### PROVIDED MATERIAL
::::::

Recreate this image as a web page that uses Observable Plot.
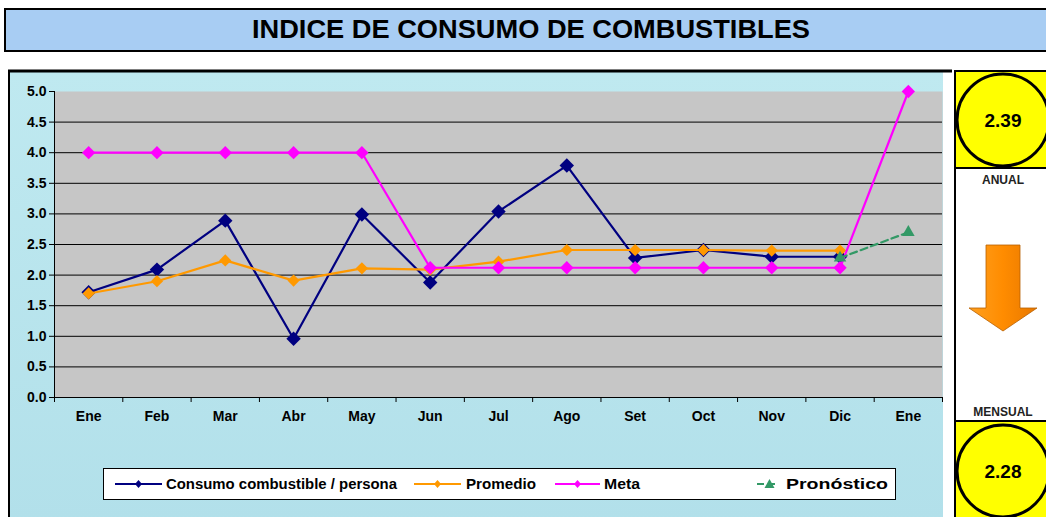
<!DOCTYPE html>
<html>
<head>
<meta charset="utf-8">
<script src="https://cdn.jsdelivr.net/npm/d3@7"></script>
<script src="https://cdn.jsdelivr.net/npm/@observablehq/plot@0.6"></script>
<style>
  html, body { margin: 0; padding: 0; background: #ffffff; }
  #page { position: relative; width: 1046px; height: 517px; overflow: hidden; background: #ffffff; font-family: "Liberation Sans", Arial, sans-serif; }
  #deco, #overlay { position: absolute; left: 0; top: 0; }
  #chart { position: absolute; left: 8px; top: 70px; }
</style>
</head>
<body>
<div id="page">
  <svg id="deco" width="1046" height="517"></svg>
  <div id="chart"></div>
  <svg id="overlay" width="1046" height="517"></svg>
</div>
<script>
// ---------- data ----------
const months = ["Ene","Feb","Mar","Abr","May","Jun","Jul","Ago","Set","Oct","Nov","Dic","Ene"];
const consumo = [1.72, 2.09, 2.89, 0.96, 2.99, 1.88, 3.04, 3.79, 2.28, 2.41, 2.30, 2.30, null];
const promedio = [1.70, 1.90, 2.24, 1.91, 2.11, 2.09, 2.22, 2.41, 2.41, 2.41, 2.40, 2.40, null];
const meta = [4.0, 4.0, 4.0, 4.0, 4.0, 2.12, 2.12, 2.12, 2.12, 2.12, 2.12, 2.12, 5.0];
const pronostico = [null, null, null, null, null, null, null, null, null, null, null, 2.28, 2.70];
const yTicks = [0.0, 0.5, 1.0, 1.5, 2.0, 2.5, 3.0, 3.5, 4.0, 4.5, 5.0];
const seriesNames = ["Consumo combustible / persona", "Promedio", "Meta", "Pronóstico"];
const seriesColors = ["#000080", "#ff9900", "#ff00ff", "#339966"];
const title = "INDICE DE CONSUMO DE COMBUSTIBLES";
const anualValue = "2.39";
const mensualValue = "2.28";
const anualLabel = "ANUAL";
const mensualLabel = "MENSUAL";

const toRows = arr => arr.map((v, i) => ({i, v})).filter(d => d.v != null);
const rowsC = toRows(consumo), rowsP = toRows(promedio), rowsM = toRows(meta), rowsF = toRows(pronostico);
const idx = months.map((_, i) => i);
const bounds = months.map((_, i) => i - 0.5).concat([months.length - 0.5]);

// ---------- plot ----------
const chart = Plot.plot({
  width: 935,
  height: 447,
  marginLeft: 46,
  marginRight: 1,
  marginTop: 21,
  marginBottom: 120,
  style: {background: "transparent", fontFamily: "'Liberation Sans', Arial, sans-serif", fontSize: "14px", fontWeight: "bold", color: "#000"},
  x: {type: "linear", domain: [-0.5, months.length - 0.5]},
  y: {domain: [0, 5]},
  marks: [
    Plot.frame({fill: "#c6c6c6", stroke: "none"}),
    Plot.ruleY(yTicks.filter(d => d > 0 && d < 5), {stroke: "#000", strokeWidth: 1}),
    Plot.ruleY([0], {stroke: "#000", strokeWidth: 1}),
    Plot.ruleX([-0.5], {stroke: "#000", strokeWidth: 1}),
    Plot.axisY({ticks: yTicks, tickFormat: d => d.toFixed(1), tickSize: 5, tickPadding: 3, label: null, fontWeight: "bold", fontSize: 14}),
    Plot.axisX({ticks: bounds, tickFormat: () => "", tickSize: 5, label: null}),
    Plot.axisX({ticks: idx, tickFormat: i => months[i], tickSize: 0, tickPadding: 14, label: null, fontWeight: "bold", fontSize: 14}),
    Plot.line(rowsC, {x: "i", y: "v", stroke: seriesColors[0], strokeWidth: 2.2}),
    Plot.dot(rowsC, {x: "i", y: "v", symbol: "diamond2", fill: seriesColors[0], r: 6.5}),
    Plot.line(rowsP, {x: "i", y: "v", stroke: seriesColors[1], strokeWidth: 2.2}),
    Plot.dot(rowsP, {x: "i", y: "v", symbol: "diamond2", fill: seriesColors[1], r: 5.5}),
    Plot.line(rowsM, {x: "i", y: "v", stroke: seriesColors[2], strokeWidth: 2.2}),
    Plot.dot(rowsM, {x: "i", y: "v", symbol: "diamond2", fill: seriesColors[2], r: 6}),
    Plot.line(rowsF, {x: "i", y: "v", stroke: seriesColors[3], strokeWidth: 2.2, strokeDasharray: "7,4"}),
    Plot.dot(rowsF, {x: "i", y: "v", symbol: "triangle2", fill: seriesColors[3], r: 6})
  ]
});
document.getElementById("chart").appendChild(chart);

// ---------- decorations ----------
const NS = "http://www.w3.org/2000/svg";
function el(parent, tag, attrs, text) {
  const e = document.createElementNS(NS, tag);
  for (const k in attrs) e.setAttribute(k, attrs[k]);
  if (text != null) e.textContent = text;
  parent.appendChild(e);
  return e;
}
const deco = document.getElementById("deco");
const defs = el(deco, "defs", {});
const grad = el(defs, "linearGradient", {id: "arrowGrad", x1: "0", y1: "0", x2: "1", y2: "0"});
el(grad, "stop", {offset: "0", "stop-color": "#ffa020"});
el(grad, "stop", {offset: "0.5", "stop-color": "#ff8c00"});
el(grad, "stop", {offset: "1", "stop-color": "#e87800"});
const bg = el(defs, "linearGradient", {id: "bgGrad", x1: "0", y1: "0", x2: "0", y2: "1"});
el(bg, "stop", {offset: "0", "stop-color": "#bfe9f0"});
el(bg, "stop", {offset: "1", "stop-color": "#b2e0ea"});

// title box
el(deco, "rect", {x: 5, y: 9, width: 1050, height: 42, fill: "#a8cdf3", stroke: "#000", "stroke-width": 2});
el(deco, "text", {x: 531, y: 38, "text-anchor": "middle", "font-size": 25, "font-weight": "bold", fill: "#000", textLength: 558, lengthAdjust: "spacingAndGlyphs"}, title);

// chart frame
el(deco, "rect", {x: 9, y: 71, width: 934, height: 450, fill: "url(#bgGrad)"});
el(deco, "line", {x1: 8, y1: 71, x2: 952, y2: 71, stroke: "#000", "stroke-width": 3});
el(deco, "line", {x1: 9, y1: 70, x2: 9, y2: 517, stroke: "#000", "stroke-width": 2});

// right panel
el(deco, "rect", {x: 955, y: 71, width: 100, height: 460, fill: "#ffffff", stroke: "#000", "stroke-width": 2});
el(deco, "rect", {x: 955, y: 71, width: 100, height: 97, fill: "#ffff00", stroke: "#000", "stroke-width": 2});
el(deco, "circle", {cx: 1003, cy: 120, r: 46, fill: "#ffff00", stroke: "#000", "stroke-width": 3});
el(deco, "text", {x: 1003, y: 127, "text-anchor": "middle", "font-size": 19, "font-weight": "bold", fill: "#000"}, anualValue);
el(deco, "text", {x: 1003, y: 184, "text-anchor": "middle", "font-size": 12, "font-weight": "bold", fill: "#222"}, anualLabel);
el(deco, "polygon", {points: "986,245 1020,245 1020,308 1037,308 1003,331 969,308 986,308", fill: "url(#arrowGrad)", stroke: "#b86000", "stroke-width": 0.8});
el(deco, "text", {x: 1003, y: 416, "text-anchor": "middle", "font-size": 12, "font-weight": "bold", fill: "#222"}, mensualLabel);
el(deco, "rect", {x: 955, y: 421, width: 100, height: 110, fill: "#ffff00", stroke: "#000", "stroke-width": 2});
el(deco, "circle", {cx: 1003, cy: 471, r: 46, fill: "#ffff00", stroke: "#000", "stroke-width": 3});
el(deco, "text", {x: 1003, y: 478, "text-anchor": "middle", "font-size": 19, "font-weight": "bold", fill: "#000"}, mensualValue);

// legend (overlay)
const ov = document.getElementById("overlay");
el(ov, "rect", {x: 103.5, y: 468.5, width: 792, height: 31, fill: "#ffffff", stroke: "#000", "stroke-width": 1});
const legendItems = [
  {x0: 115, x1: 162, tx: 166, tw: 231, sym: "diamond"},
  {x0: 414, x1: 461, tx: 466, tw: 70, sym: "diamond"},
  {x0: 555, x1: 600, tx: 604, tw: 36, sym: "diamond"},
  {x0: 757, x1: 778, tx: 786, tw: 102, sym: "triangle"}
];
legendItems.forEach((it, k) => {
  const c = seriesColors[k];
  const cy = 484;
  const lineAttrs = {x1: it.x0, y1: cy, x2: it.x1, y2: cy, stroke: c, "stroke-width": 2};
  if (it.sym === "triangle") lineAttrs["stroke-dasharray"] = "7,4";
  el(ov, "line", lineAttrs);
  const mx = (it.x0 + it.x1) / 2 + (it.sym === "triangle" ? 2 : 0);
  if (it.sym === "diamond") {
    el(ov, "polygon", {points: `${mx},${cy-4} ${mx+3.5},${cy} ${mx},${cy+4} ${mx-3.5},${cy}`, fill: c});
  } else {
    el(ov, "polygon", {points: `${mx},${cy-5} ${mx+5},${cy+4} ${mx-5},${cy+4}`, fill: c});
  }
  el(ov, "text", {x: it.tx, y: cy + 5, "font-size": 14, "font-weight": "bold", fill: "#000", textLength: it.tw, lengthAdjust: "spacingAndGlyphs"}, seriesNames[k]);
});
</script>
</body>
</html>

::::::

### TASK BRIEF
Scan the material above for the string "page" and report each line where you find it.

### TASK OUTPUT
Recreate this image as a web page that uses Observable Plot.
  #page { position: relative; width: 1046px; height: 517px; overflow: hidden; background: #ffffff; font-family: "Liberation Sans", Arial, sans-serif; }
<div id="page">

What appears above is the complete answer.